Kadına yönelik şiddet ve kadın cinayetleri münferit olaylar değildir. Bu kadar kadın doğal yollarla kendiliğinden, hastalık, kaza gibi sebeplerle ölmüyor, kadınlar erkekler tarafından öldürülüyor. Kadınların büyük çoğunluğu failler hakkında defalarca suç duyurusunda bulunmasına, koruma tedbiri çıkartmış olmasına rağmen devlet tarafından etkin bir şekilde korunmadığı için öldürülüyor.

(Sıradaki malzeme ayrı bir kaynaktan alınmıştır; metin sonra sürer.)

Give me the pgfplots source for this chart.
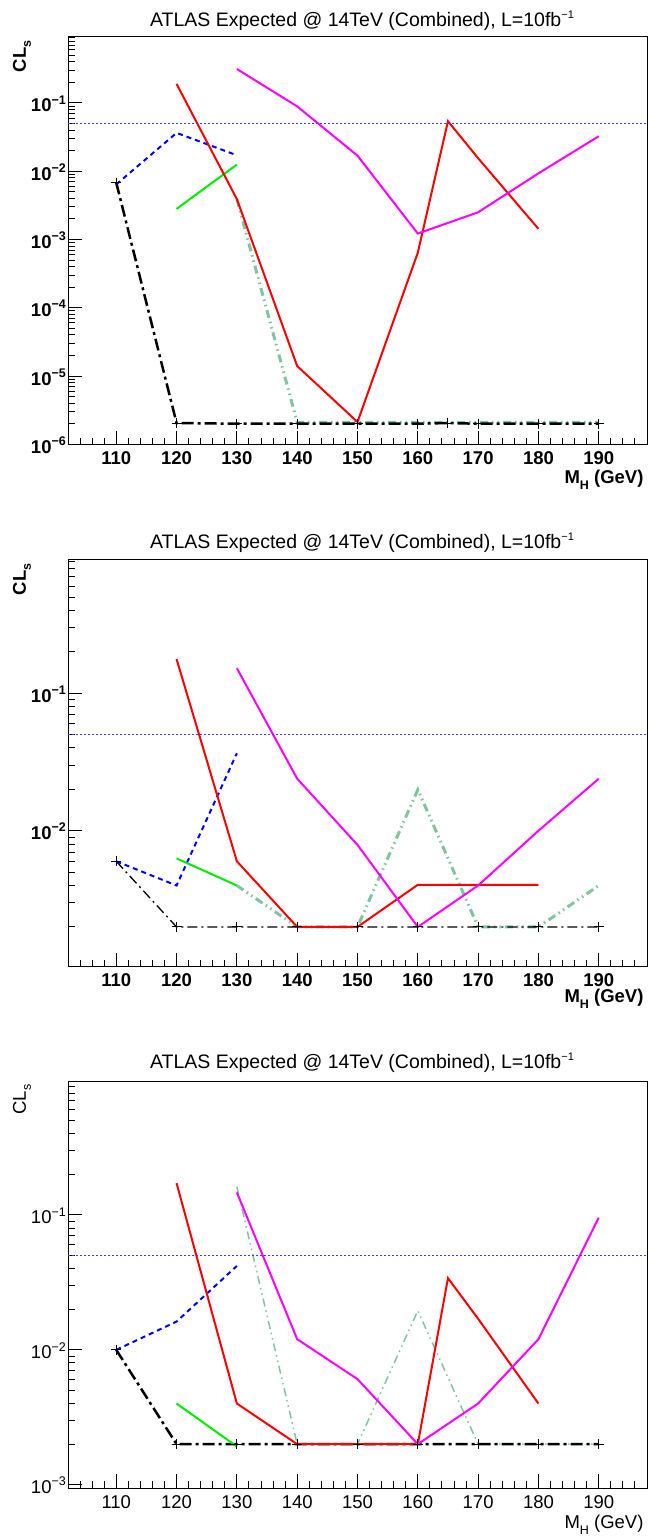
\documentclass[border=0pt]{standalone}
\usepackage{fontspec}
\setmainfont{Liberation Sans}
\usepackage{pgfplots}
\pgfplotsset{compat=1.18}
\definecolor{cgrey}{RGB}{128,196,160}
\definecolor{cdot}{RGB}{60,60,255}
\definecolor{cgreen}{RGB}{0,235,0}
\definecolor{cmag}{RGB}{255,0,255}
\newcommand{\sups}[2][12.5]{\raisebox{0.42em}{\fontsize{#1}{#1}\selectfont #2}}
\newcommand{\subs}[2][12.5]{\raisebox{-0.28em}{\fontsize{#1}{#1}\selectfont #2}}
\newcommand{\TT}{\fontsize{19.5}{20}\selectfont}
\newcommand{\LB}{\fontsize{18.5}{19}\selectfont}
\begin{document}
\begin{tikzpicture}
\useasboundingbox (0pt,0pt) rectangle (649pt,1536pt);
% ---------------- Panel 1
\begin{axis}[at={(68pt,1091pt)}, anchor=south west,
  scale only axis, width=579pt, height=408pt,
  xmin=102, xmax=198, ymode=log,
  ymin=0.977e-6, ymax=0.924,
  axis line style={line width=1pt},
  tick align=inside, xtick pos=bottom, ytick pos=left,
  major tick length=14pt, minor tick length=7pt,
  tick style={black, line width=1pt},
  xtick={110,120,130,140,150,160,170,180,190},
  minor xtick={104,106,108,110,112,114,116,118,120,122,124,126,128,130,132,134,136,138,140,142,144,146,148,150,152,154,156,158,160,162,164,166,168,170,172,174,176,178,180,182,184,186,188,190,192,194,196},
  xticklabels={110,120,130,140,150,160,170,180,190},
  ytick={1e-6,1e-5,1e-4,1e-3,1e-2,1e-1},
  yticklabels={10\sups{−6},10\sups{−5},10\sups{−4},10\sups{−3},10\sups{−2},10\sups{−1}},
  minor ytick={2e-6,3e-6,4e-6,5e-6,6e-6,7e-6,8e-6,9e-6,2e-5,3e-5,4e-5,5e-5,6e-5,7e-5,8e-5,9e-5,2e-4,3e-4,4e-4,5e-4,6e-4,7e-4,8e-4,9e-4,2e-3,3e-3,4e-3,5e-3,6e-3,7e-3,8e-3,9e-3,2e-2,3e-2,4e-2,5e-2,6e-2,7e-2,8e-2,9e-2,0.2,0.3,0.4,0.5,0.6,0.7,0.8,0.9},
  xticklabel style={anchor=base, yshift=-20pt, inner sep=0pt, font=\LB\bfseries},
  yticklabel style={anchor=base east, inner sep=0pt, xshift=-2pt, yshift=-9pt, font=\LB\bfseries}]
\addplot[cgrey, line width=3pt, dash pattern=on 8pt off 4pt on 1.5pt off 4pt on 1.5pt off 4pt] coordinates {(130,3.9e-3) (140,2.1e-6) (150,2.1e-6) (160,2.1e-6) (170,2.1e-6) (180,2.1e-6) (190,2.1e-6)};
\addplot[black, line width=2.5pt, dash pattern=on 12pt off 4pt on 3pt off 4pt, mark=+, mark size=5pt, mark options={solid, line width=1pt}] coordinates {(110,6.8e-3) (120,2.05e-6) (130,2e-6) (140,2e-6) (150,2e-6) (160,2e-6) (165,2.05e-6) (170,2e-6) (180,2e-6) (190,2e-6)};
\addplot[blue, line width=2pt, dash pattern=on 5pt off 4pt] coordinates {(110,6.4e-3) (120,0.0364) (130,0.0171)};
\addplot[cgreen, line width=2pt] coordinates {(120,2.8e-3) (130,0.0125)};
\addplot[red, line width=2pt] coordinates {(120,0.19) (130,3.9e-3) (140,1.4e-5) (150,2.12e-6) (160,6.4e-4) (165,0.054) (170,0.0155) (180,1.43e-3)};
\addplot[cmag, line width=2pt] coordinates {(130,0.314) (140,0.089) (150,0.0169) (160,1.22e-3) (170,2.5e-3) (180,9.3e-3) (190,0.0325)};
\addplot[cdot, line width=1.4pt, dash pattern=on 2pt off 2pt] coordinates {(102,0.05) (198,0.05)};
\end{axis}
\node[anchor=base, font=\TT] at (362pt,1509pt) {ATLAS Expected @ 14TeV (Combined), L=10fb\sups[11]{−1}};
\node[rotate=90, anchor=east, font=\LB\bfseries] at (22pt,1499pt) {CL\subs{s}};
\node[anchor=base east, font=\LB\bfseries] at (647pt,1052pt) {M\subs{H} (GeV)};
% ---------------- Panel 2
\begin{axis}[at={(68pt,569pt)}, anchor=south west,
  scale only axis, width=579pt, height=407pt,
  xmin=102, xmax=198, ymode=log,
  ymin=1.023e-3, ymax=0.929,
  axis line style={line width=1pt},
  tick align=inside, xtick pos=bottom, ytick pos=left,
  major tick length=14pt, minor tick length=7pt,
  tick style={black, line width=1pt},
  xtick={110,120,130,140,150,160,170,180,190},
  minor xtick={104,106,108,110,112,114,116,118,120,122,124,126,128,130,132,134,136,138,140,142,144,146,148,150,152,154,156,158,160,162,164,166,168,170,172,174,176,178,180,182,184,186,188,190,192,194,196},
  xticklabels={110,120,130,140,150,160,170,180,190},
  ytick={1e-2,1e-1},
  yticklabels={10\sups{−2},10\sups{−1}},
  minor ytick={2e-3,3e-3,4e-3,5e-3,6e-3,7e-3,8e-3,9e-3,2e-2,3e-2,4e-2,5e-2,6e-2,7e-2,8e-2,9e-2,0.2,0.3,0.4,0.5,0.6,0.7,0.8,0.9},
  xticklabel style={anchor=base, yshift=-20pt, inner sep=0pt, font=\LB\bfseries},
  yticklabel style={anchor=base east, inner sep=0pt, xshift=-2pt, yshift=-9pt, font=\LB\bfseries}]
\addplot[cgrey, line width=3pt, dash pattern=on 8pt off 4pt on 1.5pt off 4pt on 1.5pt off 4pt] coordinates {(130,4e-3) (140,2e-3) (150,2e-3) (160,0.0199) (170,2e-3) (180,2e-3) (190,4e-3)};
\addplot[black, line width=1.3pt, dash pattern=on 10pt off 4pt on 2pt off 4pt, mark=+, mark size=5pt, mark options={solid, line width=1pt}] coordinates {(110,6e-3) (120,2e-3) (130,2e-3) (140,2e-3) (150,2e-3) (160,2e-3) (170,2e-3) (180,2e-3) (190,2e-3)};
\addplot[blue, line width=2pt, dash pattern=on 5pt off 4pt] coordinates {(110,6e-3) (120,4e-3) (130,0.0366)};
\addplot[cgreen, line width=2pt] coordinates {(120,6.3e-3) (130,4e-3)};
\addplot[red, line width=2pt] coordinates {(120,0.177) (130,6.0e-3) (140,2e-3) (150,2e-3) (160,4.05e-3) (170,4.05e-3) (180,4.05e-3)};
\addplot[cmag, line width=2pt] coordinates {(130,0.152) (140,0.0239) (150,7.9e-3) (160,2e-3) (170,4e-3) (180,0.01) (190,0.0239)};
\addplot[cdot, line width=1.4pt, dash pattern=on 2pt off 2pt] coordinates {(102,0.05) (198,0.05)};
\end{axis}
\node[anchor=base, font=\TT] at (362pt,987pt) {ATLAS Expected @ 14TeV (Combined), L=10fb\sups[11]{−1}};
\node[rotate=90, anchor=east, font=\LB\bfseries] at (22pt,976pt) {CL\subs{s}};
\node[anchor=base east, font=\LB\bfseries] at (647pt,533pt) {M\subs{H} (GeV)};
% ---------------- Panel 3
\begin{axis}[at={(68pt,48pt)}, anchor=south west,
  scale only axis, width=579pt, height=407pt,
  xmin=102, xmax=198, ymode=log,
  ymin=0.946e-3, ymax=0.984,
  axis line style={line width=1pt},
  tick align=inside, xtick pos=bottom, ytick pos=left,
  major tick length=14pt, minor tick length=7pt,
  tick style={black, line width=1pt},
  xtick={110,120,130,140,150,160,170,180,190},
  minor xtick={104,106,108,110,112,114,116,118,120,122,124,126,128,130,132,134,136,138,140,142,144,146,148,150,152,154,156,158,160,162,164,166,168,170,172,174,176,178,180,182,184,186,188,190,192,194,196},
  xticklabels={110,120,130,140,150,160,170,180,190},
  ytick={1e-3,1e-2,1e-1},
  yticklabels={10\sups{−3},10\sups{−2},10\sups{−1}},
  minor ytick={2e-3,3e-3,4e-3,5e-3,6e-3,7e-3,8e-3,9e-3,2e-2,3e-2,4e-2,5e-2,6e-2,7e-2,8e-2,9e-2,0.2,0.3,0.4,0.5,0.6,0.7,0.8,0.9},
  xticklabel style={anchor=base, yshift=-20pt, inner sep=0pt, font=\LB},
  yticklabel style={anchor=base east, inner sep=0pt, xshift=-2pt, yshift=-9pt, font=\LB}]
\addplot[cgrey, line width=1.5pt, dash pattern=on 8pt off 4pt on 1.5pt off 4pt on 1.5pt off 4pt] coordinates {(130,0.162) (140,2e-3) (150,2e-3) (160,0.0195) (170,2e-3) (180,2e-3) (190,2e-3)};
\addplot[black, line width=2.5pt, dash pattern=on 12pt off 4pt on 3pt off 4pt, mark=+, mark size=5pt, mark options={solid, line width=1pt}] coordinates {(110,0.01) (120,2e-3) (130,2e-3) (140,2e-3) (150,2e-3) (160,2e-3) (170,2e-3) (180,2e-3) (190,2e-3)};
\addplot[blue, line width=2pt, dash pattern=on 5pt off 4pt] coordinates {(110,0.01) (120,0.0162) (130,0.0419)};
\addplot[cgreen, line width=2pt] coordinates {(120,4e-3) (130,1.92e-3)};
\addplot[red, line width=2pt] coordinates {(120,0.172) (130,4e-3) (140,2e-3) (150,2e-3) (160,2e-3) (165,0.034) (170,0.017) (180,4e-3)};
\addplot[cmag, line width=2pt] coordinates {(130,0.147) (140,0.012) (150,6.07e-3) (160,2e-3) (170,4e-3) (180,0.012) (190,0.0955)};
\addplot[cdot, line width=1.4pt, dash pattern=on 2pt off 2pt] coordinates {(102,0.05) (198,0.05)};
\end{axis}
\node[anchor=base, font=\TT] at (362pt,467pt) {ATLAS Expected @ 14TeV (Combined), L=10fb\sups[11]{−1}};
\node[rotate=90, anchor=east, font=\LB] at (22pt,455pt) {CL\subs{s}};
\node[anchor=base east, font=\LB] at (647pt,7pt) {M\subs{H} (GeV)};
\end{tikzpicture}
\end{document}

İstanbul Sözleşmesi kadınlara, çocuklara ve LGBTİ+’lara yönelik her türlü şiddetin önlenmesi, şiddete uğrayan kişinin korunması, kişiye güvenli alan yaratılması ve failin uzaklaştırılıp cezalandırılması sorumluluklarını devlet güvencesi altına alır. Her ay onlarca kadının, LGBTİ+ ve çocuğun erkek şiddeti yüzünden öldüğü bir bağlamda İstanbul Sözleşmesi’ni feshetmek demek biz kadınların, LGBTİ+’ların, çocukların yaşam hakkını tartışmaya açmak demektir. Bir gecede apar topar kaldırılınmaya çalışılan İstanbul Sözleşmesi yaşamlarımızın, haklarımızın en büyük garantisidir.
Sözleşme ve 6284 sayılı kanun bütün kurumlar tarafından etkin bir şekilde uygulanmadığı takdirde Türkiye’de kadın cinayetleri, kadına yönelik şiddet, eşcinsellere yönelik nefret cinayetleri artmaya devam edecektir. Bu yüzden biz kadınlar ve LGBTİ+’lar Sözleşme’nin feshedilmesine yönelik olan karar geri çekilene, Sözleşme uygulanana kadar sokaklardan da mücadele etmekten de asla vazgeçmeyeceğiz!